Background Traditional Chinese medicine (TCM) describes physiological and pathological changes inside and outside the human body by the application of four methods of diagnosis. One of the four methods, tongue diagnosis, is widely used by TCM physicians, since it allows direct observations that prevent discrepancies in the patient’s history and, as such, provides clinically important, objective evidence. The clinical significance of tongue features has been explored in both TCM and modern medicine. However, TCM physicians may have different interpretations of the features displayed by the same tongue, and therefore intra- and inter-observer agreements are relatively low. If an automated interpretation system could be developed, more consistent results could be obtained, and learning could also be more efficient. This study will apply a recently developed deep learning method to the classification of tongue features, and indicate the regions where the features are located.
Methods A large number of tongue photographs with labeled fissures were used. Transfer learning was conducted using the ImageNet-pretrained ResNet50 model to determine whether tongue fissures were identified on a tongue photograph. Often, the neural network model lacks interpretability, and users cannot understand how the model determines the presence of tongue fissures. Therefore, Gradient-weighted Class Activation Mapping (Grad-CAM) was also applied to directly mark the tongue features on the tongue image.

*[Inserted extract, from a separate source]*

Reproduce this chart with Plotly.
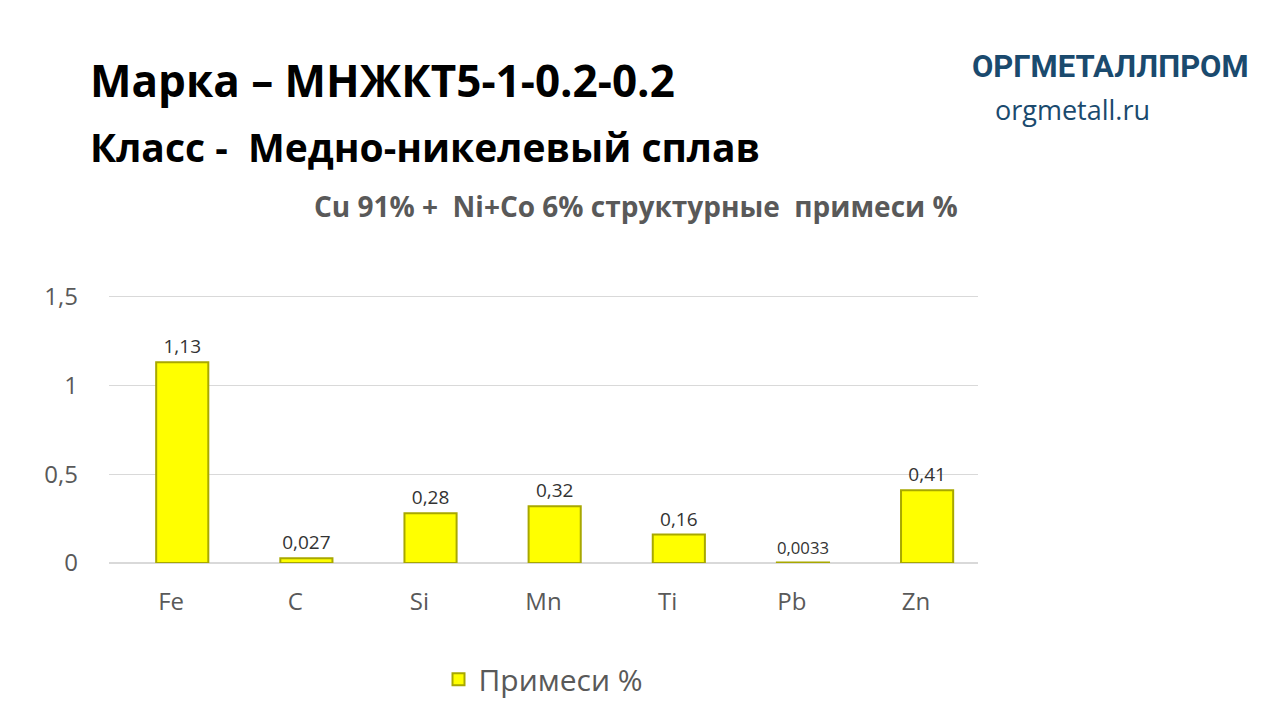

Results Only 6 epochs were trained in this study and no graphics processing units (GPUs) were used. It took less than 4 minutes for each epoch to be trained. The correct rate for the test set was approximately 70%. After the model training was completed, Grad-CAM was applied to localize tongue fissures in each image. The neural network model not only determined whether tongue fissures existed, but also allowed users to learn about the tongue fissure regions.
Conclusions This study demonstrated how to apply transfer learning using the ImageNet-pretrained ResNet50 model for the identification and localization of tongue fissures and regions. The neural network model built in this study provided interpretability and intuitiveness, (often lacking in general neural network models), and improved the feasibility for clinical application.